The Dutch had tried to increase trade from Papua, but the Japanese increased it even more. The Japanese later established Cenderawasih University in 1943. In Hollandia, the Japanese forced the native Papuans to create roads and at Lake Sentani there were three airfields created by manual labour. The occupation of Jayapura was described as the worst in all of the Dutch East Indies

In April 1944, US troop entered in Hollandia and fought with Japanese forces which later ended in a victory for the allies with US troops occupying the city.

=== Sentani ===
The town of Sentani was occupied by Japanese forces on 1943 which later ended on 1944, when Allied troops rounded up 800 Japanese soldiers and killed them all.

=== Kavieng ===
The town of Kavieng of New Ireland was occupied by Japanese forces in January 1942 and there was a military base established there by the Japanese, smaller than the one at Rabaul.
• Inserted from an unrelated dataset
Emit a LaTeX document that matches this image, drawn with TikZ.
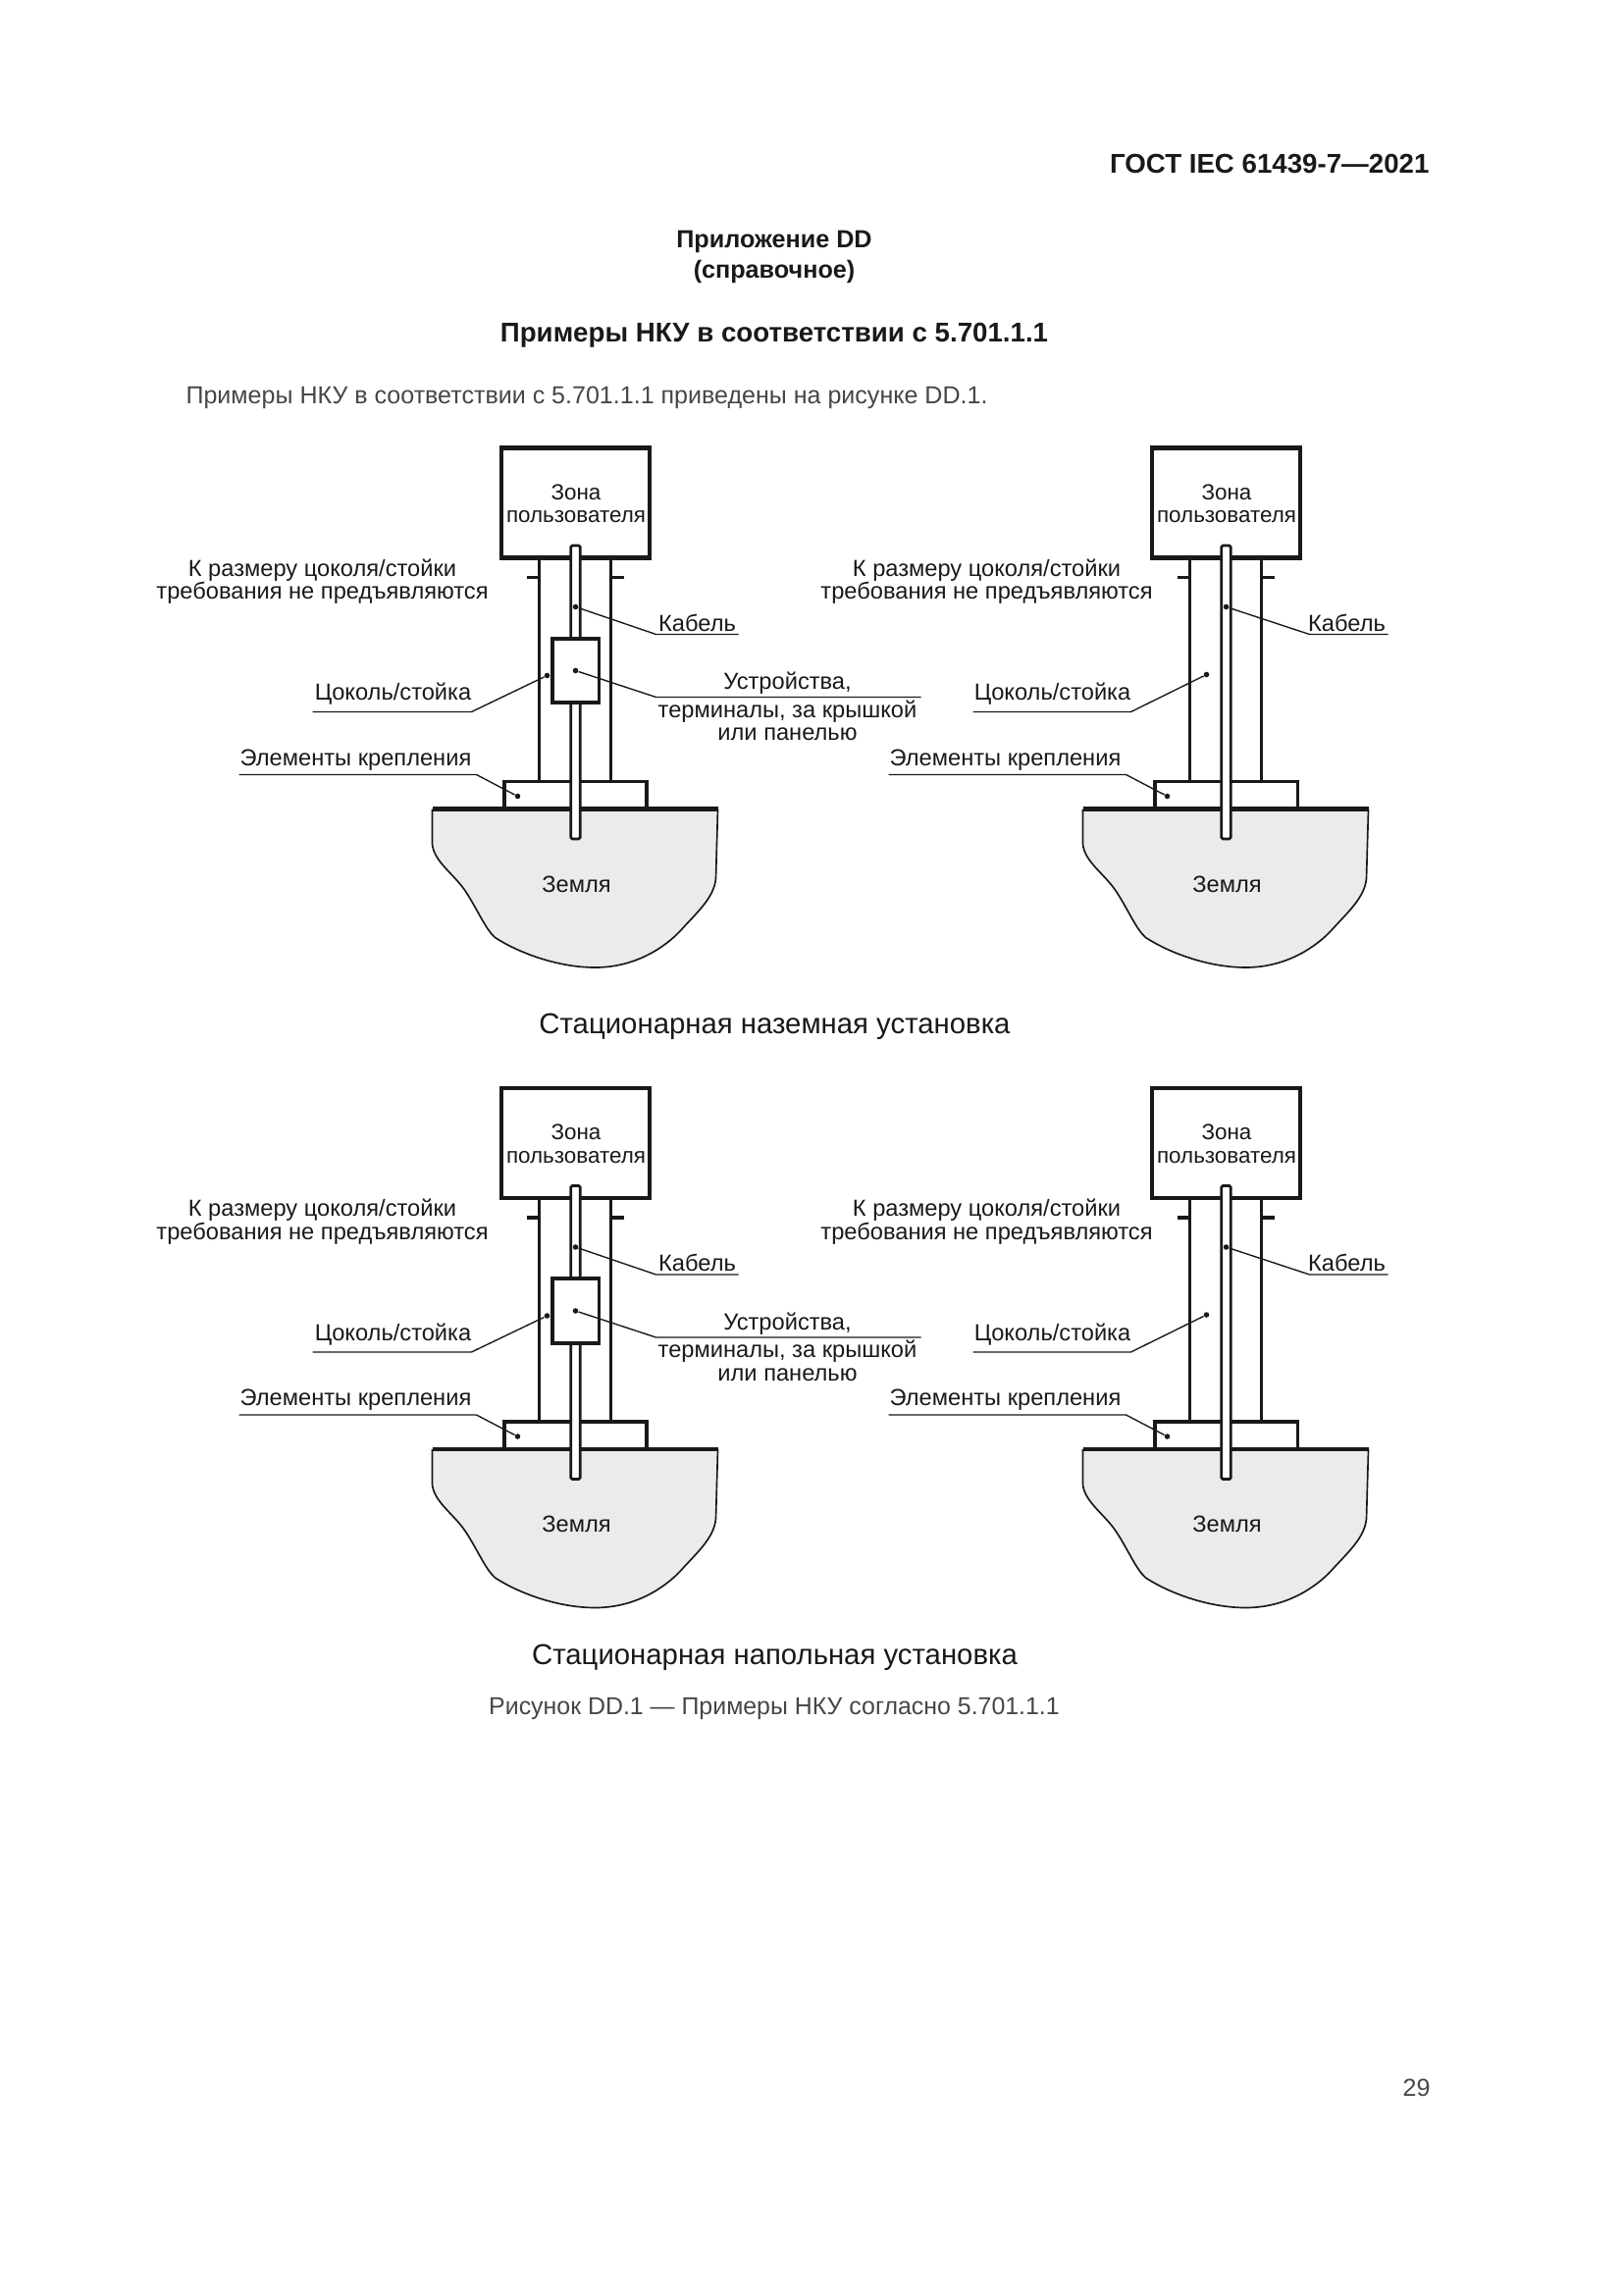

The town was frequently bombed by allied forces throughout 1943-1944 until it was liberated by Australian and American troops in 1945. There are many sunken ships of the Japanese on the coastline of Kavieng, which is now a popular tourist destination. Nearly the whole town was destroyed after allied troops took it back due to bombings in the area.

=== Rabaul ===
On 23 January 1942, 5,000 Japanese forces captured Rabaul. There were around 100 ships docked at Simpson Harbour, and many Koreans, British, and Indians were forced into labour on Rabaul. On 13 September 1945, Australian troops captured the city, ending the occupation.

== Demographics ==
Most people were native Papuans, but there were many Japanese who were primarily soldiers. There was a huge number of Chinese who were deported from other occupied region of New Guinea and sent to Rabaul. There were small numbers of British, Indian, Korean, and Taiwanese from other parts of the empire who were deported to New Guinea.

== War crimes ==

The Japanese were not hesitant to shoot anybody according to Allied forces and they often treated New Guineans with extreme brutality. Many were killed on the spot if they did not listen to what the Japanese troops said.